Return only the lines running from the top of the entries to the line with "0.04789, 0.0475, 0.047618];", inclusive, exactly as written.
---
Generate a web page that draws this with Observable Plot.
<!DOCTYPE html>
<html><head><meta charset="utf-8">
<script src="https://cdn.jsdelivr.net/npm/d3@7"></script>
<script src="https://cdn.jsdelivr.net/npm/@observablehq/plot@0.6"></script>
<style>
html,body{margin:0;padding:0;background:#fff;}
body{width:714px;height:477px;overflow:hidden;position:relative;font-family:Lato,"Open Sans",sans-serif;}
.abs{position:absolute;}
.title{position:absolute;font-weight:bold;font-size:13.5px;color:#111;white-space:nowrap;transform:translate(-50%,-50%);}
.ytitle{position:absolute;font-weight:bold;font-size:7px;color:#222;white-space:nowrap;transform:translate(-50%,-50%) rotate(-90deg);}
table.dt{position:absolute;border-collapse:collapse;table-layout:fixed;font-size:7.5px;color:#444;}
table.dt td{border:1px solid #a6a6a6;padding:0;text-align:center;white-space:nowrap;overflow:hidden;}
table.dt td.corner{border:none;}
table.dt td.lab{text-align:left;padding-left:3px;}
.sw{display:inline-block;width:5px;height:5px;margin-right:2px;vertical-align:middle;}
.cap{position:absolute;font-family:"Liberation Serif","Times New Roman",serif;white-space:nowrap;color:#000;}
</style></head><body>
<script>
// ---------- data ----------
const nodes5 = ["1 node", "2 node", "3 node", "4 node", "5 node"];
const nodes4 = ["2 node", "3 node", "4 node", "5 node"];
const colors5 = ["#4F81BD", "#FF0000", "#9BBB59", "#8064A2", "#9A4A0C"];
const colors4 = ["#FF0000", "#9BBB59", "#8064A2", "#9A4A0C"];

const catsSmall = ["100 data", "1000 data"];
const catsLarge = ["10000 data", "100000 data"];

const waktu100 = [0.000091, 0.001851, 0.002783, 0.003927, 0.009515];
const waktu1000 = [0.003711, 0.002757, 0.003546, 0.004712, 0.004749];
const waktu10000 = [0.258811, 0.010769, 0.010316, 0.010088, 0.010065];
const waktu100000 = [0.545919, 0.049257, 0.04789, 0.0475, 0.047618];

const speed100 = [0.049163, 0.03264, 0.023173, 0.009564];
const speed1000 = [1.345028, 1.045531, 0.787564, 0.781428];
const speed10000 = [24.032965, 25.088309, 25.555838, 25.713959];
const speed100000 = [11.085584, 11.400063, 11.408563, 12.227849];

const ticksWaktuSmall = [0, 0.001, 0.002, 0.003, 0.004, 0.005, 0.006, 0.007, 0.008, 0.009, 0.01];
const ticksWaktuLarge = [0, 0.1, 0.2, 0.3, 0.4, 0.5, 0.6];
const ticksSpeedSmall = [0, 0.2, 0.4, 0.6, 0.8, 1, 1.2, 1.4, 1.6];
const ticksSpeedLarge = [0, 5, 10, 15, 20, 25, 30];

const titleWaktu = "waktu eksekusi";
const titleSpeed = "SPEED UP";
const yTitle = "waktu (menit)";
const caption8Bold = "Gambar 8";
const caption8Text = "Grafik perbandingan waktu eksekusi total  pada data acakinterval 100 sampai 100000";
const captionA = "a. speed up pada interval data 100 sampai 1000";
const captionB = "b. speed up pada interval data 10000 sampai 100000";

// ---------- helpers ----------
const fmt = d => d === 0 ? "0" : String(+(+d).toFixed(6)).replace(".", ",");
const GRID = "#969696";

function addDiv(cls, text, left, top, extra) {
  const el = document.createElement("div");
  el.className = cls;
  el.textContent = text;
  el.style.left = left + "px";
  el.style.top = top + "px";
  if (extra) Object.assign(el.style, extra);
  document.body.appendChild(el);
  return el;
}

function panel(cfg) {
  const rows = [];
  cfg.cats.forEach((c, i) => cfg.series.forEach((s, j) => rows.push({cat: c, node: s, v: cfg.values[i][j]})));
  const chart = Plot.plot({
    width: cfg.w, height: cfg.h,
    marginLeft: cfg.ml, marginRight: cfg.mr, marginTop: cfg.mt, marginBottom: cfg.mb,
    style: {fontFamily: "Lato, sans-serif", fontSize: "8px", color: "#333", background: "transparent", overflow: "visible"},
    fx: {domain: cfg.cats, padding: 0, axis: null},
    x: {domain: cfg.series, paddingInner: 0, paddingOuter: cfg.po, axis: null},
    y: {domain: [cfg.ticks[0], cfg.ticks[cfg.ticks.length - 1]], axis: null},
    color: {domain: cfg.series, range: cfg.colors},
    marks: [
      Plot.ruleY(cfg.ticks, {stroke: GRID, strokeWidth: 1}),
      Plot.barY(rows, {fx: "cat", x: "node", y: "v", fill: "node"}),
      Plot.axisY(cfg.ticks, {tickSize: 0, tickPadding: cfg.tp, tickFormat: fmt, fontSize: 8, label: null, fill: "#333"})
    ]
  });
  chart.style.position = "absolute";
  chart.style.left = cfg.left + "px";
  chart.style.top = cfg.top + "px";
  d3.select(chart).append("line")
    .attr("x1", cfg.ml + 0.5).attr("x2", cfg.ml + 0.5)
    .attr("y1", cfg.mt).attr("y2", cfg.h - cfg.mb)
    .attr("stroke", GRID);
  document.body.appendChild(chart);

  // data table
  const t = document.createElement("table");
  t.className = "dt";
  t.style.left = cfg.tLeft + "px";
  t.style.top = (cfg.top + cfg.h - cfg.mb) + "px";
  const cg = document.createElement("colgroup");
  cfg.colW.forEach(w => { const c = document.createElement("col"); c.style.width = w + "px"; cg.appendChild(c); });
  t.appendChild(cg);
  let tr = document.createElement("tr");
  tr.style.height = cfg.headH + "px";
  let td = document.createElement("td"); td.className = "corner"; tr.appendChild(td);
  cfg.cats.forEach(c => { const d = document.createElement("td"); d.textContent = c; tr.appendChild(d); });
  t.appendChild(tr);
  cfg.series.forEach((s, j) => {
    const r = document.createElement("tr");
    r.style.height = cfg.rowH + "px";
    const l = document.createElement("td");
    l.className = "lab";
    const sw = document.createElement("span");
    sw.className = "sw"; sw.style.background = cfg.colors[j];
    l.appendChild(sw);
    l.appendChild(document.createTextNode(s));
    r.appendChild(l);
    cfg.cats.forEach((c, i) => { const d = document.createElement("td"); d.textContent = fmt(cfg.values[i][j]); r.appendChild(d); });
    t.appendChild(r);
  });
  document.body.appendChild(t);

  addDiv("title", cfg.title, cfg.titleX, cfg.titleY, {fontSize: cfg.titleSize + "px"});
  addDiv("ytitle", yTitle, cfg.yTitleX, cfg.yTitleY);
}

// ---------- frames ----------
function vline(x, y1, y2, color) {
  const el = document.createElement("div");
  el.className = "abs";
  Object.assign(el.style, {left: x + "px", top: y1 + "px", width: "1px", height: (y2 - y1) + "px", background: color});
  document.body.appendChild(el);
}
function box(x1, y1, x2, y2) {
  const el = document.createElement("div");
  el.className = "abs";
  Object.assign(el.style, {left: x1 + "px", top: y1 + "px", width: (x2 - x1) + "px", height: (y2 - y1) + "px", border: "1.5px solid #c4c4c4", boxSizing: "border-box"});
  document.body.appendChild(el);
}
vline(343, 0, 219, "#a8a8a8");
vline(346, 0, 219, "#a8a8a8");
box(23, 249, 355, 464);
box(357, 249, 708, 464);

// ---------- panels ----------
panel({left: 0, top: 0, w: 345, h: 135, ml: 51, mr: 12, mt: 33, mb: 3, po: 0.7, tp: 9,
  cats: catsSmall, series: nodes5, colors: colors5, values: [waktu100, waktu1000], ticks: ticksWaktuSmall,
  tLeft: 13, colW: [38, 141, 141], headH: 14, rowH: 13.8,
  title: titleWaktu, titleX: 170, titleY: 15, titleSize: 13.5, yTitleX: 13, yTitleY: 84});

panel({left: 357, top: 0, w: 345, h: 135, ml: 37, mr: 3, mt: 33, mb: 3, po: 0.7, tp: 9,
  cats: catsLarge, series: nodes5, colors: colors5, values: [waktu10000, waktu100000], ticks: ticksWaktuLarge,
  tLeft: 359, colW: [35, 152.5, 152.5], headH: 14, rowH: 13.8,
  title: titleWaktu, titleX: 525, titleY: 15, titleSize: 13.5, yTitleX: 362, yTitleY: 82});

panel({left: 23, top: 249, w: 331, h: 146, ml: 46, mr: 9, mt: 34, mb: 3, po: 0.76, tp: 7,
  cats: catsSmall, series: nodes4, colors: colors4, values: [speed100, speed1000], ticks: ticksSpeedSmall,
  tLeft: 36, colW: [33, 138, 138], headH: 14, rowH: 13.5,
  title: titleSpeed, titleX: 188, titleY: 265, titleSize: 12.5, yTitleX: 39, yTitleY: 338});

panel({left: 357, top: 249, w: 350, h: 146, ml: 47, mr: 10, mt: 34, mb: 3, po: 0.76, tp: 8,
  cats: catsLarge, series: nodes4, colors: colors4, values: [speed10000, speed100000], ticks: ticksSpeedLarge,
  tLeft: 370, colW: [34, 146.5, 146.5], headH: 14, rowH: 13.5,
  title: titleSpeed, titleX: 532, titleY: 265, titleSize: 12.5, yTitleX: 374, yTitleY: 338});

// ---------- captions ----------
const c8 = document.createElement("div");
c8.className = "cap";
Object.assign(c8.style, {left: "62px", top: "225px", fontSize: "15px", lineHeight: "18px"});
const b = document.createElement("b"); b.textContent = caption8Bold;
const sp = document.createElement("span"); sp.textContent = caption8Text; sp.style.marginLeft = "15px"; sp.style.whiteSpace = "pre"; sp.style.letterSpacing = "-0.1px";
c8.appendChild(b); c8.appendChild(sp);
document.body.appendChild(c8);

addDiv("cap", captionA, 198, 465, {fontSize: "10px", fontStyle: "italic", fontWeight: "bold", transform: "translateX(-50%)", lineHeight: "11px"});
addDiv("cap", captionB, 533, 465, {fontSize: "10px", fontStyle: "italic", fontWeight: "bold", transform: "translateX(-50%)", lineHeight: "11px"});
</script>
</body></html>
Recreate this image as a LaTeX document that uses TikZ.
---
- _Exercise response_:
Generate a web page that draws this with Observable Plot.
<!DOCTYPE html>
<html><head><meta charset="utf-8">
<script src="https://cdn.jsdelivr.net/npm/d3@7"></script>
<script src="https://cdn.jsdelivr.net/npm/@observablehq/plot@0.6"></script>
<style>
html,body{margin:0;padding:0;background:#fff;}
body{width:714px;height:477px;overflow:hidden;position:relative;font-family:Lato,"Open Sans",sans-serif;}
.abs{position:absolute;}
.title{position:absolute;font-weight:bold;font-size:13.5px;color:#111;white-space:nowrap;transform:translate(-50%,-50%);}
.ytitle{position:absolute;font-weight:bold;font-size:7px;color:#222;white-space:nowrap;transform:translate(-50%,-50%) rotate(-90deg);}
table.dt{position:absolute;border-collapse:collapse;table-layout:fixed;font-size:7.5px;color:#444;}
table.dt td{border:1px solid #a6a6a6;padding:0;text-align:center;white-space:nowrap;overflow:hidden;}
table.dt td.corner{border:none;}
table.dt td.lab{text-align:left;padding-left:3px;}
.sw{display:inline-block;width:5px;height:5px;margin-right:2px;vertical-align:middle;}
.cap{position:absolute;font-family:"Liberation Serif","Times New Roman",serif;white-space:nowrap;color:#000;}
</style></head><body>
<script>
// ---------- data ----------
const nodes5 = ["1 node", "2 node", "3 node", "4 node", "5 node"];
const nodes4 = ["2 node", "3 node", "4 node", "5 node"];
const colors5 = ["#4F81BD", "#FF0000", "#9BBB59", "#8064A2", "#9A4A0C"];
const colors4 = ["#FF0000", "#9BBB59", "#8064A2", "#9A4A0C"];

const catsSmall = ["100 data", "1000 data"];
const catsLarge = ["10000 data", "100000 data"];

const waktu100 = [0.000091, 0.001851, 0.002783, 0.003927, 0.009515];
const waktu1000 = [0.003711, 0.002757, 0.003546, 0.004712, 0.004749];
const waktu10000 = [0.258811, 0.010769, 0.010316, 0.010088, 0.010065];
const waktu100000 = [0.545919, 0.049257, 0.04789, 0.0475, 0.047618];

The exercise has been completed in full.